화학공학소재연구정보센터
Journal of Applied Polymer Science, Vol.51, No.12, 2073-2086, 1994
Monomer-to-Water Ratios as a Tool in Controlling Emulsion Copolymer Composition - The Methyl Acrylate Indene System
A drifting copolymer composition as a function of conversion is an aspect typical of co-polymerization. Reducing this so-called composition drift in batch copolymerizations will lead to a decrease in chemical heterogeneity of the copolymers formed. For monomer systems in which the more water-soluble monomer is also the more reactive one, theory predicts that composition drift in emulsion copolymerization can be reduced or even minimized by optimizing the monomer-to-water ratio. The monomer combination methyl acrylate-indene (MA-Ind) meets the requirements needed to minimize composition drift in batch emulsion copolymerization. Therefore, this monomer combination is chosen as a model monomer system in order to verify this theoretical prediction. Reactivity ratios needed for model predictions have been determined by low conversion bulk polymerization, resulting in r(MA) = 0.92 +/- 0.16 and r(Ind) = 0.086 +/- 0.025. Furthermore, emulsion copolymerization reactions at the same monomer mole fraction are performed at different monomer to water ratios.

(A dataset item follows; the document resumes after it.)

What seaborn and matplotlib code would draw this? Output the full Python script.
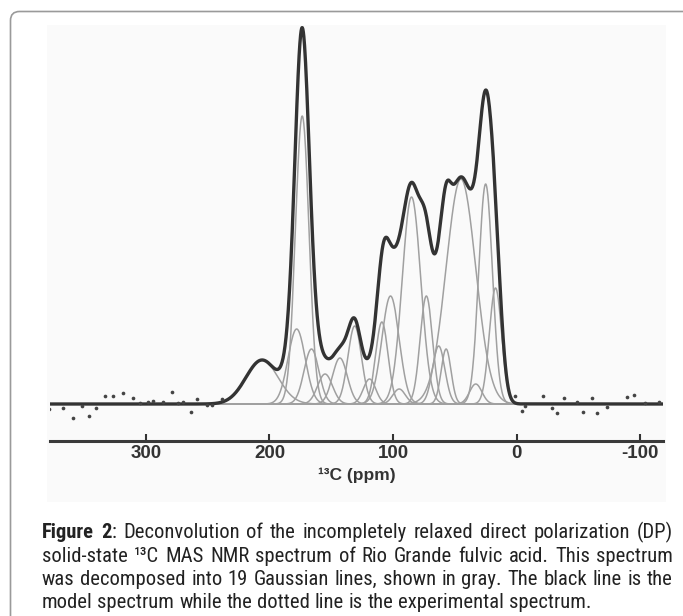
import numpy as np
import pandas as pd
import matplotlib
matplotlib.use("Agg")
import matplotlib.pyplot as plt
import seaborn as sns
from matplotlib import font_manager as fm
from matplotlib.patches import FancyBboxPatch, Rectangle

# ---------------- data ----------------
# 19 Gaussian components (ppm centre, height, sigma in ppm)
comp_center = [206, 178, 173.5, 166, 155, 143, 131, 119, 109, 102, 95, 85, 73, 63, 57, 45, 33, 25, 17]
comp_height = [44, 75, 288, 55, 30, 46, 78, 25, 82, 108, 15, 207, 108, 58, 55, 225, 20, 220, 116]
comp_sigma = [13, 7, 5.5, 6, 6, 6, 5.5, 5, 5, 7, 5, 7.5, 5, 5, 4, 12, 5, 5.5, 5]

# experimental spectrum points visible outside the signal region (dotted line)
exp_ppm = [378.3, 367.0, 358.9, 352.0, 345.9, 340.5, 333.2, 326.5, 318.4, 310.8, 304.9, 298.1,
           294.1, 286.0, 279.2, 273.8, 269.8, 263.6, 258.5, 250.9, 246.8, 238.7,
           1.2, -4.2, -6.9, -21.2, -28.5, -33.0, -38.5, -49.2, -53.6, -60.9, -65.4,
           -73.0, -89.2, -95.4, -104.0, -115.6]
exp_val = [-5.3, -4.3, -14.3, -2.0, -12.0, -4.3, 8.3, 8.0, 10.7, 5.7, 0.7, 2.3,
           3.3, 2.3, 12.3, 1.3, 2.3, -8.3, 5.0, -1.0, -1.0, 5.0,
           8.0, -6.7, -2.0, 8.0, -4.3, -8.7, 5.7, 2.3, -8.3, 5.7, -9.3,
           -2.7, 7.3, 9.0, 0.7, 2.3]

tick_vals = [300, 200, 100, 0, -100]
tick_labels = ["300", "200", "100", "0", "-100"]
x_label = "¹³C (ppm)"

caption_lines = [
    [[("Figure", "bold")], [("2", "bold"), (":", "normal")], "Deconvolution", "of", "the",
     "incompletely", "relaxed", "direct", "polarization", "(DP)"],
    "solid-state ¹³C MAS NMR spectrum of Rio Grande fulvic acid. This spectrum".split(" "),
    "was decomposed into 19 Gaussian lines, shown in gray. The black line is the".split(" "),
    "model spectrum while the dotted line is the experimental spectrum.".split(" "),
]

# ---------------- fonts ----------------
names = {f.name for f in fm.fontManager.ttflist}
narrow = next((n for n in ["Liberation Sans Narrow", "Arial Narrow", "Roboto Condensed",
                           "DejaVu Sans Condensed", "Open Sans Condensed"] if n in names), None)
cap_family = [narrow, "Liberation Sans", "DejaVu Sans"] if narrow else ["Liberation Sans", "DejaVu Sans"]
plt.rcParams["font.family"] = ["Liberation Sans", "DejaVu Sans"]

# ---------------- figure ----------------
W, H = 683, 616
fig = plt.figure(figsize=(W / 100, H / 100), dpi=100)
fig.patch.set_facecolor("white")

bg = fig.add_axes([0, 0, 1, 1])
bg.set_xlim(0, W)
bg.set_ylim(H, 0)
bg.axis("off")
bg.add_patch(FancyBboxPatch((10.5, 11.5), 740, 660, boxstyle="round,pad=0,rounding_size=9",
                            fc="white", ec="#9a9a9a", lw=1.2))
bg.add_patch(Rectangle((47, 25), 619, 477, fc="#fafafa", ec="none"))

ax = fig.add_axes([50 / W, 1 - 441 / H, 613 / W, 416 / H])
ax.patch.set_alpha(0)

ppm = np.arange(-118.6, 377.8, 0.2)
rows = []
model = np.zeros_like(ppm)
for i, (c, h, s) in enumerate(zip(comp_center, comp_height, comp_sigma)):
    g = h * np.exp(-0.5 * ((ppm - c) / s) ** 2)
    model += g
    rows.append(pd.DataFrame({"ppm": ppm, "intensity": g, "component": i}))
comp_df = pd.concat(rows, ignore_index=True)

sns.lineplot(data=comp_df, x="ppm", y="intensity", hue="component",
             palette=["#a0a0a0"] * len(comp_center), legend=False, estimator=None,
             lw=1.1, ax=ax, zorder=2)
sns.lineplot(x=ppm, y=model, color="#333333", lw=2.4, estimator=None, ax=ax, zorder=3)
sns.scatterplot(x=exp_ppm, y=exp_val, color="#444444", s=7, linewidth=0, ax=ax, zorder=4)

ax.set_xlim(377.7, -118.6)
ax.set_ylim(-37, 379)
ax.set_xlabel("")
ax.set_ylabel("")
ax.set_yticks([])
for sp in ["left", "right", "top"]:
    ax.spines[sp].set_visible(False)
ax.spines["bottom"].set_color("#3a3a3a")
ax.spines["bottom"].set_linewidth(2.2)
ax.set_xticks(tick_vals)
ax.set_xticklabels(tick_labels, fontweight="bold", fontsize=13.5, color="#333333")
ax.tick_params(axis="x", direction="in", length=5, width=1.5, color="#333333", pad=3)

fig.text(357 / W, 1 - 480 / H, x_label, ha="center", va="baseline", fontsize=12.5,
         fontweight="bold", color="#333333")

# ---------------- caption ----------------
renderer = fig.canvas.get_renderer()


def word_pieces(w):
    return w if isinstance(w, list) else [(w, "normal")]


def measure(pieces, size):
    total = 0
    for txt, wt in pieces:
        t = fig.text(0, 0, txt, fontsize=size, fontweight=wt, family=cap_family)
        total += t.get_window_extent(renderer).width
        t.remove()
    return total


# fit font size on the last (non-justified) line: from x=42 to x=588
size = 12.0
sp_w = measure([("a a", "normal")], size) - measure([("aa", "normal")], size)
last = caption_lines[3]
nat = sum(measure(word_pieces(w), size) for w in last) + sp_w * (len(last) - 1)
size = size * (588 - 42) / nat

left, right = 42, 673
baselines = [538, 561.5, 585, 608.5]
for li, (words, yb) in enumerate(zip(caption_lines, baselines)):
    widths = [measure(word_pieces(w), size) for w in words]
    if li < 3:
        gap = (right - left - sum(widths)) / (len(words) - 1)
    else:
        gap = measure([("a a", "normal")], size) - measure([("aa", "normal")], size)
    x = left
    for w, wd in zip(words, widths):
        xx = x
        for txt, wt in word_pieces(w):
            t = fig.text(xx / W, 1 - yb / H, txt, fontsize=size, fontweight=wt,
                         family=cap_family, color="#222222", va="baseline", ha="left")
            xx += t.get_window_extent(renderer).width
        x += wd + gap

fig.savefig("out.png", dpi=100, facecolor="white")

From the good agreement between experiments and theoretical predictions for MA-Ind, it was concluded that control and even minimization of composition drift in batch emulsion copolymerization for monomer systems in which the more water-soluble monomer is also the more reactive one is indeed possible by changing the initial monomer-to-water ratio of the reaction mixture provided that the reactivity ratios of both monomers are not too far from unity.